FEED_URI = "reddit.csv"
To run our spider we will use runspider command.
scrapy runspider spiders/redditSpider.py
Below is the output of the above code. You get the file in the path given in feed uri. “..\scraping_reddit\scraping_reddit\output”.
Here the output file shows title, image, upvotes and date time extracted using XPath.
Once the command is run, Scrapy will search for the spider and will run it through its crawler engine. The crawl is started by making a request to URL’s specified in the spider and the default method “parse” is called back. It will parse the response object and then will loop through the elements using a CSS Selector or using the mentioned XPath. These requests are scheduled and processed asynchronously. Thus Scrapy framework is built to not wait for a request to be finished, it will send next request to URL. If one request is failed, it won’t hamper the functioning of other requests.
With the concurrent request which helps you to crawl fast, it will also help to delay the download between each request by limiting concurrent request per domain or per IP. It even has an auto-throttling extension that figures out these automatically.
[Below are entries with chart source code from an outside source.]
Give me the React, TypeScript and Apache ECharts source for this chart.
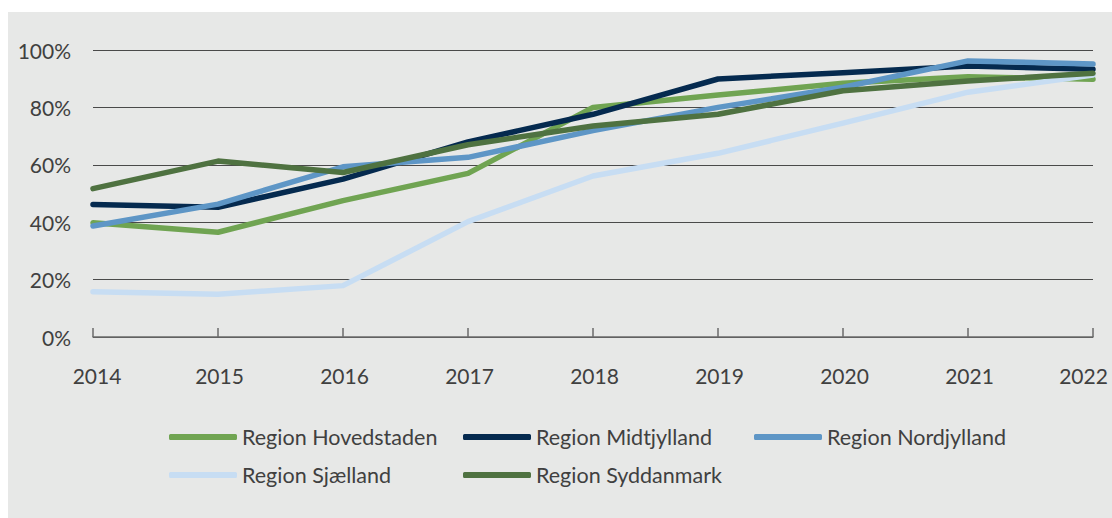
import React, { useEffect, useRef } from "react";
import * as echarts from "echarts";

const years = ["2014", "2015", "2016", "2017", "2018", "2019", "2020", "2021", "2022"];
const hovedstaden = [39.8, 36.5, 47.5, 57.0, 80.0, 84.3, 88.4, 90.7, 89.8];
const midtjylland = [46.2, 45.2, 55.0, 68.0, 77.6, 89.9, 92.1, 94.4, 93.3];
const nordjylland = [38.7, 46.3, 59.3, 62.6, 71.9, 80.0, 87.0, 96.2, 95.1];
const sjaelland = [15.8, 14.9, 17.9, 40.2, 56.1, 64.0, 74.5, 85.3, 91.3];
const syddanmark = [51.7, 61.3, 57.3, 67.0, 73.5, 77.6, 85.8, 89.2, 91.9];

const seriesDefs = [
  { name: "Region Hovedstaden", data: hovedstaden, color: "#70a452" },
  { name: "Region Midtjylland", data: midtjylland, color: "#052a4f" },
  { name: "Region Nordjylland", data: nordjylland, color: "#5e96c6" },
  { name: "Region Sjælland", data: sjaelland, color: "#c7ddf3" },
  { name: "Region Syddanmark", data: syddanmark, color: "#4f7241" },
];

const legendPos = [
  { left: 161, top: 414 },
  { left: 455, top: 414 },
  { left: 746, top: 414 },
  { left: 161, top: 452 },
  { left: 455, top: 452 },
];

export default function App() {
  const ref = useRef<HTMLDivElement>(null);
  useEffect(() => {
    if (!ref.current) return;
    const chart = echarts.init(ref.current, null, { renderer: "svg" });
    const font = "Lato, 'DejaVu Sans', sans-serif";
    const last = years.length - 1;
    const xData = years.map((y, i) => {
      if (i === 0) return { value: y, textStyle: { padding: [0, 0, 0, 8] } };
      if (i === last) return { value: y, textStyle: { padding: [0, 19, 0, 0] } };
      return { value: y, textStyle: { padding: [0, 0, 0, 3] } };
    });
    chart.setOption({
      animation: false,
      backgroundColor: "#e7e8e7",
      textStyle: { fontFamily: font },
      grid: { left: 85, right: 19, top: 38, bottom: 181, containLabel: false },
      legend: seriesDefs.map((s, i) => ({
        data: [s.name],
        left: legendPos[i].left,
        top: legendPos[i].top,
        padding: 0,
        itemWidth: 68,
        itemHeight: 6,
        icon: "roundRect",
        selectedMode: false,
        textStyle: { fontSize: 21.5, color: "#404040", fontFamily: font },
      })),
      xAxis: {
        type: "category",
        data: xData,
        boundaryGap: false,
        axisLine: { show: true, lineStyle: { color: "#6b6b6b", width: 1.5 } },
        axisTick: { show: true, inside: true, length: 9, alignWithLabel: true, lineStyle: { color: "#6b6b6b", width: 1.5 } },
        axisLabel: { fontSize: 21, color: "#404040", margin: 28, fontFamily: font },
        splitLine: { show: false },
      },
      yAxis: {
        type: "value",
        min: 0,
        max: 100,
        interval: 20,
        axisLine: { show: false },
        axisTick: { show: false },
        axisLabel: { fontSize: 21, color: "#404040", margin: 22, formatter: "{value}%", fontFamily: font },
        splitLine: { show: true, lineStyle: { color: "#4a4a4a", width: 1 } },
      },
      series: seriesDefs.map((s) => ({
        name: s.name,
        type: "line",
        data: s.data,
        symbol: "none",
        showSymbol: false,
        color: s.color,
        lineStyle: { color: s.color, width: 5.5, cap: "round", join: "round" },
        itemStyle: { color: s.color },
      })),
    });
    return () => chart.dispose();
  }, []);
  return (
    <div
      ref={ref}
      style={{ position: "fixed", left: 8, top: 12, width: 1104, height: 506 }}
    />
  );
}
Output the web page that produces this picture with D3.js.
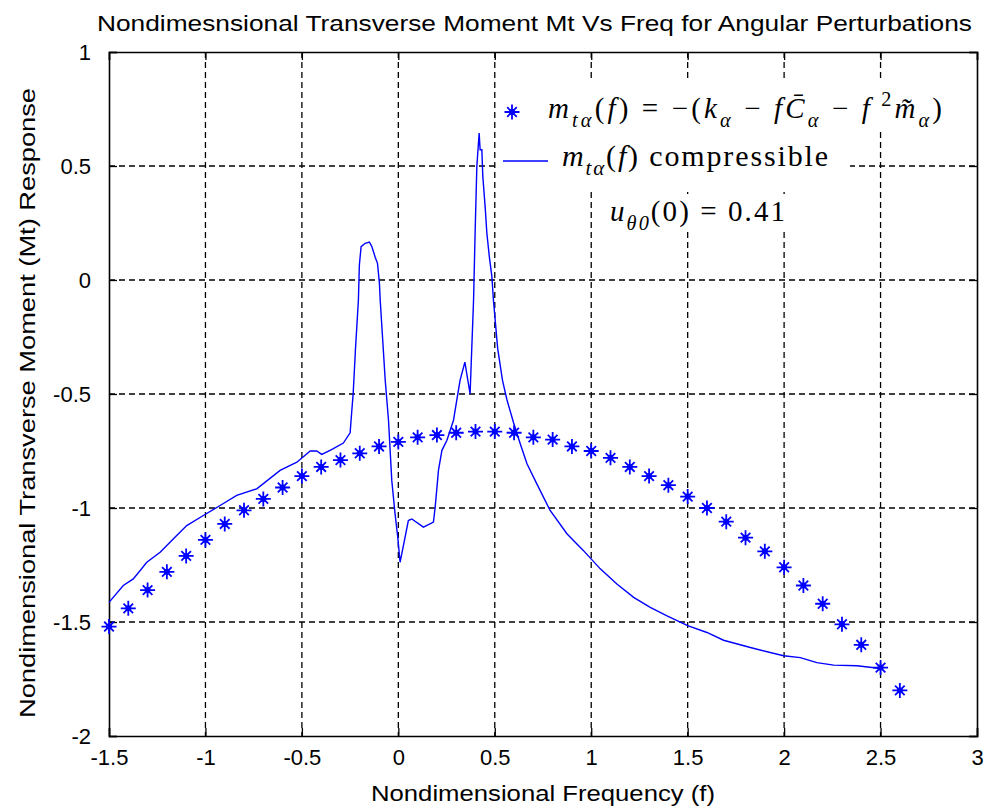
<!DOCTYPE html>
<html>
<head>
<meta charset="utf-8">
<script src="https://cdn.jsdelivr.net/npm/d3@7"></script>
<style>
  body { margin: 0; background: #fff; }
  svg { display: block; }
</style>
</head>
<body>
<svg id="chart"></svg>
<script>
// star series: simple model  m_ta(f) = -(k - f C - f^2 m)
const starF = [-1.5, -1.4, -1.3, -1.2, -1.1, -1.0, -0.9, -0.8, -0.7, -0.6, -0.5, -0.4, -0.3, -0.2, -0.1,
  0, 0.1, 0.2, 0.3, 0.4, 0.5, 0.6, 0.7, 0.8, 0.9, 1.0, 1.1, 1.2, 1.3, 1.4, 1.5, 1.6, 1.7, 1.8, 1.9,
  2.0, 2.1, 2.2, 2.3, 2.4, 2.5, 2.6];
const starM = [-1.52, -1.44, -1.36, -1.28, -1.21, -1.14, -1.07, -1.01, -0.96, -0.91, -0.86, -0.82, -0.79, -0.76, -0.73,
  -0.71, -0.69, -0.68, -0.67, -0.665, -0.665, -0.67, -0.69, -0.70, -0.73, -0.75, -0.78, -0.82, -0.86, -0.90, -0.95,
  -1.00, -1.06, -1.13, -1.19, -1.26, -1.34, -1.42, -1.51, -1.60, -1.70, -1.80];

// compressible response (line)
const lineF = [-1.5, -1.426, -1.374, -1.304, -1.235, -1.149, -1.097, -1.011, -0.924, -0.838, -0.734, -0.613,
  -0.526, -0.457, -0.423, -0.397, -0.354, -0.337, -0.285, -0.25, -0.241, -0.234, -0.222, -0.207, -0.202,
  -0.193, -0.172, -0.15, -0.137, -0.12, -0.108, -0.098, -0.094, -0.068, -0.051, -0.034, -0.017, -0.003,
  0.009, 0.018, 0.035, 0.052, 0.07, 0.13, 0.182, 0.191, 0.208, 0.226, 0.252, 0.286, 0.303, 0.32, 0.345,
  0.372, 0.39, 0.398, 0.407, 0.419, 0.424, 0.433, 0.438, 0.45, 0.459, 0.472, 0.485, 0.493, 0.515, 0.54, 0.563,
  0.597, 0.632, 0.667, 0.718, 0.787, 0.874, 0.96, 1.047, 1.133, 1.22, 1.306, 1.393, 1.5, 1.6, 1.686,
  1.825, 1.997, 2.084, 2.17, 2.257, 2.378, 2.5];
const lineM = [-1.414, -1.34, -1.311, -1.238, -1.194, -1.121, -1.077, -1.033, -0.989, -0.945, -0.916, -0.835,
  -0.799, -0.75, -0.75, -0.765, -0.747, -0.74, -0.715, -0.67, -0.571, -0.497, -0.3, -0.088, 0.066,
  0.146, 0.161, 0.166, 0.146, 0.10, 0.073, -0.015, -0.088, -0.44, -0.615, -0.879, -1.026, -1.128,
  -1.238, -1.2, -1.128, -1.055, -1.048, -1.084, -1.062, -0.996, -0.835, -0.747, -0.703, -0.615, -0.527, -0.44, -0.36,
  -0.5, -0.088, 0.205, 0.498, 0.645, 0.571, 0.571, 0.454, 0.322, 0.205, 0.10, 0.015, -0.088, -0.3, -0.44, -0.525,
  -0.625, -0.718, -0.806, -0.894, -1.011, -1.113, -1.187, -1.267, -1.333, -1.392, -1.436, -1.473, -1.516, -1.546, -1.58,
  -1.612, -1.648, -1.656, -1.678, -1.689, -1.692, -1.704];

const xTicks = [-1.5, -1, -0.5, 0, 0.5, 1, 1.5, 2, 2.5, 3];
const yTicks = [1, 0.5, 0, -0.5, -1, -1.5, -2];

const W = 988, H = 811;
const margin = { top: 52, right: 11, bottom: 75, left: 109 };
const width = W - margin.left - margin.right;
const height = H - margin.top - margin.bottom;
const blue = '#0000ff';
const sans = 'Arial, "Liberation Sans", sans-serif';
const serif = '"Liberation Serif", "Times New Roman", serif';

const svg = d3.select('#chart').attr('width', W).attr('height', H);

const x = d3.scaleLinear().domain([-1.5, 3]).range([0, width]);
const y = d3.scaleLinear().domain([-2, 1]).range([height, 0]);

const chart = svg.append('g')
  .attr('transform', `translate(${margin.left},${margin.top})`);

// grid
chart.append('g')
  .attr('class', 'x-grid')
  .selectAll('line')
  .data(xTicks.slice(1, -1))
  .join('line')
  .attr('x1', d => x(d)).attr('x2', d => x(d))
  .attr('y1', 0).attr('y2', height)
  .attr('stroke', '#000').attr('stroke-width', 1.3)
  .attr('stroke-dasharray', '6,4');

chart.append('g')
  .attr('class', 'y-grid')
  .selectAll('line')
  .data(yTicks.slice(1, -1))
  .join('line')
  .attr('x1', 0).attr('x2', width)
  .attr('y1', d => y(d)).attr('y2', d => y(d))
  .attr('stroke', '#000').attr('stroke-width', 1.3)
  .attr('stroke-dasharray', '6,4');

// axes (ticks inward, box on)
const tickLen = 8;
const fmt = d => String(d);
const xAxis = chart.append('g')
  .attr('transform', `translate(0,${height})`)
  .call(d3.axisBottom(x).tickValues(xTicks).tickSize(-tickLen).tickPadding(tickLen + 9).tickFormat(fmt));
const yAxis = chart.append('g')
  .call(d3.axisLeft(y).tickValues(yTicks).tickSize(-tickLen).tickPadding(tickLen + 10).tickFormat(fmt));
chart.append('g')
  .call(d3.axisTop(x).tickValues(xTicks).tickSize(-tickLen).tickFormat(''));
chart.append('g')
  .attr('transform', `translate(${width},0)`)
  .call(d3.axisRight(y).tickValues(yTicks).tickSize(-tickLen).tickFormat(''));

chart.selectAll('.domain').attr('stroke', '#000').attr('stroke-width', 1.6);
chart.selectAll('.tick line').attr('stroke', '#000').attr('stroke-width', 1.3);
chart.selectAll('.tick text')
  .attr('font-family', sans).attr('font-size', 22).attr('fill', '#000');
xAxis.selectAll('.tick text').attr('dy', '0.55em');

// compressible line
const line = d3.line().x((d, i) => x(d)).y((d, i) => y(lineM[i]));
chart.append('path')
  .attr('d', line(lineF))
  .attr('fill', 'none')
  .attr('stroke', blue)
  .attr('stroke-width', 1.4);

// asterisk markers
const starPath = 'M-7.5,0H7.5M0,-7.5V7.5M-4.8,-4.8L4.8,4.8M-4.8,4.8L4.8,-4.8';
const stars = chart.append('g').selectAll('g')
  .data(starF)
  .join('g')
  .attr('transform', (d, i) => `translate(${x(d)},${y(starM[i])})`);
stars.append('path').attr('d', starPath)
  .attr('stroke', blue).attr('stroke-width', 1.8).attr('fill', 'none');
stars.append('circle').attr('r', 3).attr('fill', blue);

// math-ish text helper
function mathText(g, x0, y0, segs, size, len) {
  const t = g.append('text').attr('x', x0).attr('y', y0)
    .attr('font-family', serif).attr('font-size', size).attr('fill', '#000');
  let shift = 0;
  segs.forEach(s => {
    let target = s.sub ? size * 0.3 : s.sup ? -size * 0.4 : 0;
    t.append('tspan')
      .attr('dy', target - shift)
      .attr('font-size', (s.sub || s.sup) ? size * 0.7 : size)
      .attr('font-style', s.it ? 'italic' : 'normal')
      .text(s.t);
    shift = target;
  });
  if (len) t.attr('textLength', len).attr('lengthAdjust', 'spacing');
  return t;
}

// legend
const legend = svg.append('g');
legend.append('rect')
  .attr('x', 497).attr('y', 88).attr('width', 353).attr('height', 100).attr('fill', '#fff');
legend.append('rect')
  .attr('x', 540).attr('y', 80).attr('width', 408).attr('height', 48).attr('fill', '#fff');
legend.append('path').attr('d', starPath)
  .attr('transform', 'translate(512,112)')
  .attr('stroke', blue).attr('stroke-width', 1.8).attr('fill', 'none');
legend.append('circle').attr('cx', 512).attr('cy', 112).attr('r', 3).attr('fill', blue);
legend.append('line')
  .attr('x1', 503).attr('x2', 548).attr('y1', 161).attr('y2', 161)
  .attr('stroke', blue).attr('stroke-width', 1.4);

mathText(legend, 548, 118, [
  { t: 'm', it: true }, { t: 'tα', it: true, sub: true }, { t: '(' }, { t: 'f', it: true },
  { t: ') = −(' }, { t: 'k', it: true }, { t: 'α', it: true, sub: true }, { t: ' − ' },
  { t: 'f', it: true }, { t: 'C̄', it: true }, { t: 'α', it: true, sub: true }, { t: ' − ' },
  { t: 'f', it: true }, { t: ' 2', sup: true }, { t: 'm̃', it: true }, { t: 'α', it: true, sub: true },
  { t: ')' }
], 29, 394);

mathText(legend, 562, 166, [
  { t: 'm', it: true }, { t: 'tα', it: true, sub: true }, { t: '(' }, { t: 'f', it: true },
  { t: ') compressible' }
], 30, 266);

// annotation
svg.append('rect')
  .attr('x', 604).attr('y', 194).attr('width', 186).attr('height', 36).attr('fill', '#fff');
mathText(svg, 610, 221, [
  { t: 'u', it: true }, { t: 'θ0', it: true, sub: true }, { t: '(0) = 0.41' }
], 29, 175);

// title and axis labels
svg.append('text')
  .attr('x', 97).attr('y', 31)
  .attr('font-family', sans).attr('font-size', 22)
  .attr('textLength', 875).attr('lengthAdjust', 'spacingAndGlyphs')
  .text('Nondimesnsional Transverse Moment Mt Vs Freq for Angular Perturbations');

svg.append('text')
  .attr('x', margin.left + width / 2).attr('y', 801)
  .attr('text-anchor', 'middle')
  .attr('font-family', sans).attr('font-size', 22)
  .attr('textLength', 344).attr('lengthAdjust', 'spacingAndGlyphs')
  .text('Nondimensional Frequency (f)');

svg.append('text')
  .attr('transform', `translate(35,${margin.top + height / 2 + 9}) rotate(-90)`)
  .attr('text-anchor', 'middle')
  .attr('font-family', sans).attr('font-size', 22)
  .attr('textLength', 630).attr('lengthAdjust', 'spacingAndGlyphs')
  .text('Nondimensional Transverse Moment (Mt) Response');
</script>
</body>
</html>
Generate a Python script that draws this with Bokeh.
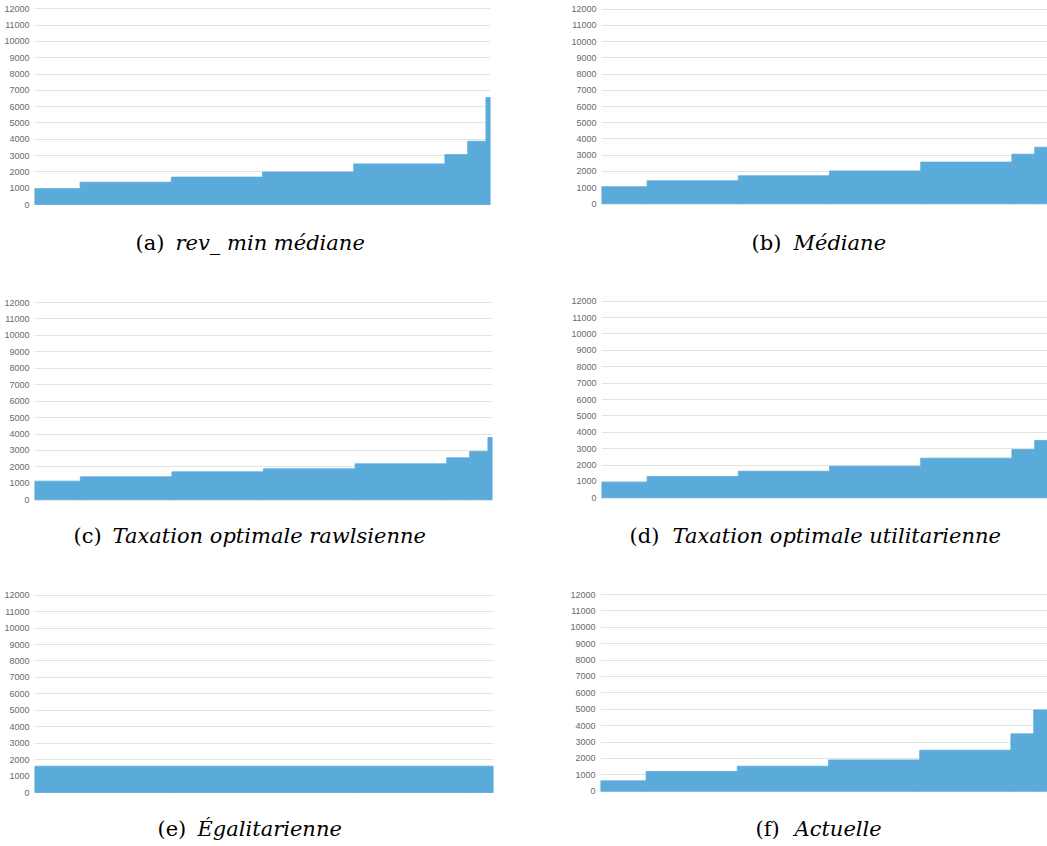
from bokeh.plotting import figure
from bokeh.layouts import column, row
from bokeh.models import Range1d, FixedTicker, NumeralTickFormatter
from bokeh.core.properties import value
from bokeh.embed import file_html
from bokeh.resources import INLINE

# Population brackets (percentile edges, in %)
bracket_edges = [0, 10, 30, 50, 70, 90, 95, 99, 100]

# Y-axis ticks (monthly income)
y_ticks = [0, 1000, 2000, 3000, 4000, 5000, 6000, 7000, 8000, 9000, 10000, 11000, 12000]

# Income level of each bracket, per scenario
rev_min_mediane = [970, 1370, 1680, 1990, 2490, 3060, 3880, 6560]
mediane = [1050, 1420, 1730, 2030, 2570, 3060, 3490]
rawlsienne = [1135, 1400, 1700, 1885, 2190, 2555, 2940, 3790]
utilitarienne = [955, 1300, 1625, 1930, 2420, 2950, 3500]
egalitarienne = [1600, 1600, 1600, 1600, 1600, 1600, 1600, 1600]
actuelle = [630, 1200, 1525, 1910, 2500, 3500, 4960]

# Caption parts
tags = ["(a)", "(b)", "(c)", "(d)", "(e)", "(f)"]
titles = ["rev_ min médiane", "Médiane", "Taxation optimale rawlsienne",
          "Taxation optimale utilitarienne", "Égalitarienne", "Actuelle"]
series = [rev_min_mediane, mediane, rawlsienne, utilitarienne, egalitarienne, actuelle]

BAR = "#5aabd9"
GRID = "#e3e3e3"
TICK_TEXT = "#6a6a6a"

COL_X = [0, 567]
COL_W = [567, 480]
ROW_Y = [0, 293, 586]
ROW_H = [293, 293, 258]

# Page geometry of each panel: frame left, right edge of the full 0-100 span,
# pixel rows of the 12000 and 0 gridlines, caption tag x, title x, caption y
layout_px = [
    (34, 490, 8.3, 204.0, 135, 175, 242),
    (601, 1057, 8.7, 203.3, 751, 793, 242),
    (34, 492, 302.0, 499.3, 73, 112, 535),
    (601, 1057, 300.7, 497.3, 629, 672, 535),
    (34, 493, 594.7, 792.0, 157, 197, 828),
    (600, 1056, 594.0, 790.7, 755, 794, 828),
]


def make_panel(i):
    vals = series[i]
    col, r = i % 2, i // 2
    f_left, f_right_full, y_top, y_zero, tag_x, title_x, base_y = layout_px[i]
    fx0, fw = COL_X[col], COL_W[col]
    fy0, fh = ROW_Y[r], ROW_H[r]
    full_w = f_right_full - f_left
    f_right = min(f_right_full, fx0 + fw)
    x_end = (f_right - f_left) / full_w * 100
    bt, bb = 2, 0
    frame_top, frame_bot = fy0 + bt, fy0 + fh - bb
    s = (y_zero - y_top) / 12000.0
    y_end = 12000 + (y_top - frame_top) / s
    y_start = -(frame_bot - y_zero) / s

    p = figure(width=fw, height=fh,
               x_range=Range1d(0, x_end), y_range=Range1d(y_start, y_end),
               output_backend="svg", toolbar_location=None,
               x_axis_location=None,
               min_border_left=int(f_left - fx0),
               min_border_right=int(fx0 + fw - f_right),
               min_border_top=bt, min_border_bottom=bb)
    p.outline_line_color = None
    p.background_fill_color = "white"
    p.border_fill_color = "white"

    p.xgrid.visible = False
    p.ygrid.ticker = FixedTicker(ticks=y_ticks)
    p.ygrid.grid_line_color = GRID
    p.ygrid.grid_line_width = 1.2

    ax = p.yaxis[0]
    ax.ticker = FixedTicker(ticks=y_ticks)
    ax.formatter = NumeralTickFormatter(format="0")
    ax.axis_line_color = None
    ax.major_tick_line_color = None
    ax.minor_tick_line_color = None
    ax.major_tick_out = 0
    ax.major_label_standoff = 5
    ax.major_label_text_font = "Liberation Sans"
    ax.major_label_text_font_size = "9px"
    ax.major_label_text_color = TICK_TEXT

    # bracket bars; an outline in the fill colour hides seams between them
    n = len(vals)
    p.quad(left=bracket_edges[:n], right=bracket_edges[1:n + 1],
           bottom=[0] * n, top=vals, fill_color=BAR,
           line_color=BAR, line_width=0.8)

    cy = -(base_y - y_zero) / s
    p.text(x=[(tag_x - f_left) / full_w * 100], y=[cy], text=[tags[i]],
           text_font=value("DejaVu Serif"), text_font_size="21px",
           text_baseline="alphabetic", text_align="left", text_color="black")
    p.text(x=[(title_x - f_left) / full_w * 100], y=[cy], text=[titles[i]],
           text_font=value("DejaVu Serif"), text_font_style="italic",
           text_font_size="21px", text_baseline="alphabetic",
           text_align="left", text_color="black")
    return p


panels = [make_panel(i) for i in range(6)]
page = column(row(panels[0], panels[1]),
              row(panels[2], panels[3]),
              row(panels[4], panels[5]))

open("out.html", "w").write(file_html(page, INLINE))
Scraping is the best way to get the data required in bulk amount. You can use the Scrapy framework to crawl to the Reddit using XPath. Scrapy can be easily installed using the Anaconda framework. It gives us the flexibility to set the format for output files in its setting file. You can even set the concurrent request per domain or per IP or set auto-throttling extension. You can further use this extracted data as input to analyzing tools of Python like Panda to convert these scrapped data into meaningful charts.